In a constant velocity universal joint, which is used to construct a power transmission system for automobiles and various industrial machines, two shafts on a driving side and a driven side are coupled to each other to allow torque transmission therebetween, and rotational torque is transmitted at a constant velocity even when each of the two shafts forms an operating angle. The constant velocity universal joint is roughly classified into a fixed type constant velocity universal joint that allows only angular displacement, and a plunging type constant velocity universal joint that allows both the angular displacement and axial displacement. In a drive shaft for transmitting power from an engine of an automobile to a driving wheel, for example, the plunging type constant velocity universal joint is used on a differential side (inboard side), and the fixed type constant velocity universal joint is used on a driving wheel side (outboard side).
Irrespective of the plunging type and the fixed type, the constant velocity universal joint includes, as a main component, an outer joint member including a cup section having track grooves formed in an inner peripheral surface thereof to engage with torque transmitting elements, and a shaft section that extends from a bottom portion of the cup section in an axial direction. In many cases, the outer joint member is obtained by integrally forming the cup section and the shaft section by subjecting a rod-like solid material to a cold deformation process such as a forging process and an ironing process or a machining process such as a cutting process and a grinding process.
By the way, as the outer joint member, a shaft section that is long (long stem) may sometimes be used.
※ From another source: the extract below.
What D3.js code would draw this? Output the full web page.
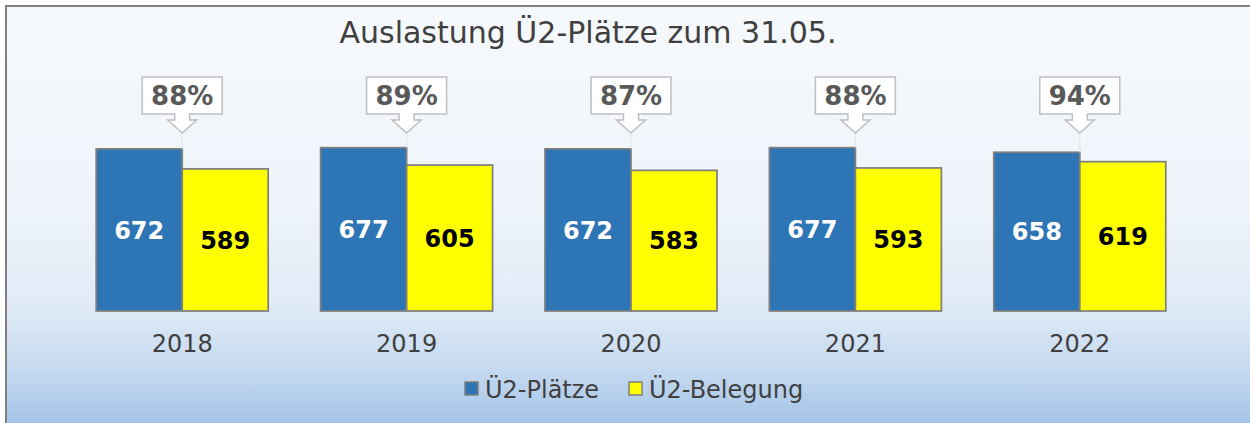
<!DOCTYPE html>
<html>
<head>
<meta charset="utf-8">
<script src="https://cdn.jsdelivr.net/npm/d3@7"></script>
<style>
  html, body { margin: 0; padding: 0; background: #ffffff; }
  svg { display: block; }
  text { font-family: "DejaVu Sans", Verdana, sans-serif; }
</style>
</head>
<body>
<svg id="chart" width="1250" height="423"></svg>
<script>
// Chart data
const years = ["2018", "2019", "2020", "2021", "2022"];
const plaetze = [672, 677, 672, 677, 658];
const belegung = [589, 605, 583, 593, 619];
const seriesNames = ["Ü2-Plätze", "Ü2-Belegung"];
const seriesColors = ["#2e75b6", "#ffff00"];
const labelColors = ["#ffffff", "#000000"];
const titleText = "Auslastung Ü2-Plätze zum 31.05.";

const W = 1250, H = 423;
const svg = d3.select("#chart");

// Background gradient
const defs = svg.append("defs");
const grad = defs.append("linearGradient")
  .attr("id", "bg").attr("x1", 0).attr("y1", 0).attr("x2", 0).attr("y2", 1);
[["0%", "#f6f9fc"], ["45%", "#f0f5fb"], ["70%", "#e1ebf7"], ["85%", "#c7dbf0"], ["100%", "#a1c2e7"]]
  .forEach(([o, c]) => grad.append("stop").attr("offset", o).attr("stop-color", c));

svg.append("rect").attr("x", 6).attr("y", 6).attr("width", W).attr("height", H)
  .attr("fill", "url(#bg)").attr("stroke", "#7f7f7f").attr("stroke-width", 2);

// Title
svg.append("text")
  .attr("x", 588).attr("y", 43)
  .attr("text-anchor", "middle")
  .attr("font-size", 30)
  .attr("fill", "#404040")
  .text(titleText);

// Scales
const x0 = d3.scaleBand().domain(years).range([70, 1192]).paddingInner(0.2335).paddingOuter(0.11675);
const x1 = d3.scaleBand().domain(seriesNames).range([0, x0.bandwidth()]);
const y = d3.scaleLinear().domain([0, 800]).range([311, 118]);

const rows = years.map((yr, i) => ({ year: yr, values: [plaetze[i], belegung[i]] }));

// Bars
const groups = svg.append("g").selectAll("g")
  .data(rows).join("g")
  .attr("transform", d => `translate(${x0(d.year)},0)`);

groups.selectAll("rect")
  .data(d => d.values.map((v, k) => ({ v, k })))
  .join("rect")
  .attr("x", d => x1(seriesNames[d.k]))
  .attr("y", d => y(d.v))
  .attr("width", x1.bandwidth())
  .attr("height", d => y(0) - y(d.v))
  .attr("fill", d => seriesColors[d.k])
  .attr("stroke", "#7f7f7f")
  .attr("stroke-width", 1.75);

groups.selectAll("text.val")
  .data(d => d.values.map((v, k) => ({ v, k })))
  .join("text")
  .attr("class", "val")
  .attr("x", d => x1(seriesNames[d.k]) + x1.bandwidth() / 2)
  .attr("y", d => (y(d.v) + y(0)) / 2)
  .attr("dy", "0.36em")
  .attr("text-anchor", "middle")
  .attr("font-size", 24)
  .attr("font-weight", "bold")
  .attr("fill", d => labelColors[d.k])
  .text(d => d.v);

// Utilisation callouts
const boxW = 80, boxTop = 77, boxBot = 114, shaftHalf = 7.5, headHalf = 14.5, headY = 120, tipY = 133;
const callouts = svg.append("g").selectAll("g")
  .data(rows).join("g")
  .attr("transform", d => `translate(${x0(d.year) + x0.bandwidth() / 2},0)`);

callouts.append("line")
  .attr("x1", 0).attr("x2", 0)
  .attr("y1", tipY).attr("y2", d => y(d3.max(d.values)))
  .attr("stroke", "#e3e3e3").attr("stroke-width", 1);

callouts.append("path")
  .attr("d", () => {
    const h = boxW / 2;
    return `M${-h},${boxTop}H${h}V${boxBot}H${shaftHalf}V${headY}H${headHalf}L0,${tipY}L${-headHalf},${headY}H${-shaftHalf}V${boxBot}H${-h}Z`;
  })
  .attr("fill", "#ffffff")
  .attr("stroke", "#bfbfbf")
  .attr("stroke-width", 1.5);

callouts.append("text")
  .attr("x", 0).attr("y", (boxTop + boxBot) / 2)
  .attr("dy", "0.36em")
  .attr("text-anchor", "middle")
  .attr("font-size", 26)
  .attr("font-weight", "bold")
  .attr("fill", "#595959")
  .text(d => Math.round(d.values[1] / d.values[0] * 100) + "%");

// Category axis labels
const xAxis = d3.axisBottom(x0).tickSize(0).tickPadding(0);
const axisG = svg.append("g").attr("transform", "translate(0,334)").call(xAxis);
axisG.select(".domain").remove();
axisG.selectAll("text")
  .attr("font-family", "DejaVu Sans, Verdana, sans-serif")
  .attr("font-size", 24)
  .attr("fill", "#404040")
  .attr("dy", "0.74em");

// Legend
const legendX = [465, 629];
const legend = svg.append("g").selectAll("g")
  .data(seriesNames).join("g")
  .attr("transform", (d, i) => `translate(${legendX[i]},382)`);
legend.append("rect")
  .attr("width", 13).attr("height", 13)
  .attr("fill", (d, i) => seriesColors[i])
  .attr("stroke", "#7f7f7f").attr("stroke-width", 1.5);
legend.append("text")
  .attr("x", 20).attr("y", 7)
  .attr("dy", "0.36em")
  .attr("font-size", 24)
  .attr("fill", "#404040")
  .text(d => d);
</script>
</body>
</html>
In order to equalize lengths of a right part and a left part of the drive shaft, the long stem is used for an outer joint member on the inboard side that corresponds to one side of the drive shaft. The long stem is rotatably supported by a rolling bearing. Although varied depending on vehicle types, the length of the long stem section is substantially about 300 mm to 400 mm. In the outer joint member, the shaft section is long, which causes difficulty in integrally forming the cup section and the shaft section with high accuracy. Therefore, there is known an outer joint member in which a cup member forming the cup section and a shaft member forming the shaft section are constructed as separate members, and both the members are joined through friction press-contact. The joint member obtained by joining through the friction press-contact is disclosed in, for example, JP 2006-64060 A.
The outer joint member of the constant velocity universal joint illustrated in FIG. 5 of JP 2006-64060 A is described with reference to FIGS. 11 and 12. An intermediate product 51′ of an outer joint member 51 includes a component 52 serving as a cup member, a component 53 serving as a pipe member, and a component 54 serving as a stub member, and the components are joined through the friction press-contact. As illustrated in FIG. 11, burrs are generated at inner and outer diameters on joining portions 55 and 56 through the press-contact. In order to mount the rolling bearing (see FIG. 1) to a shaft section of the intermediate product 51′ of the outer joint member 51, it is necessary to remove burrs 55a and 56a on the outer diameter side of the joining portions 55 and 56 through a process such as lathing. Although not shown, the intermediate product 51′ is processed into a finished product of the outer joint member 51 through a machining process of a spline, stopper ring grooves, and the like. Therefore, the outer joint member 51 and the intermediate product 51′ have slight differences in shape, but illustration of the slight differences in shape is herein omitted to simplify the description, and the outer joint member 51 as the finished product and the intermediate product 51′ are denoted by the same reference symbols at the same parts. The same applies to the description below.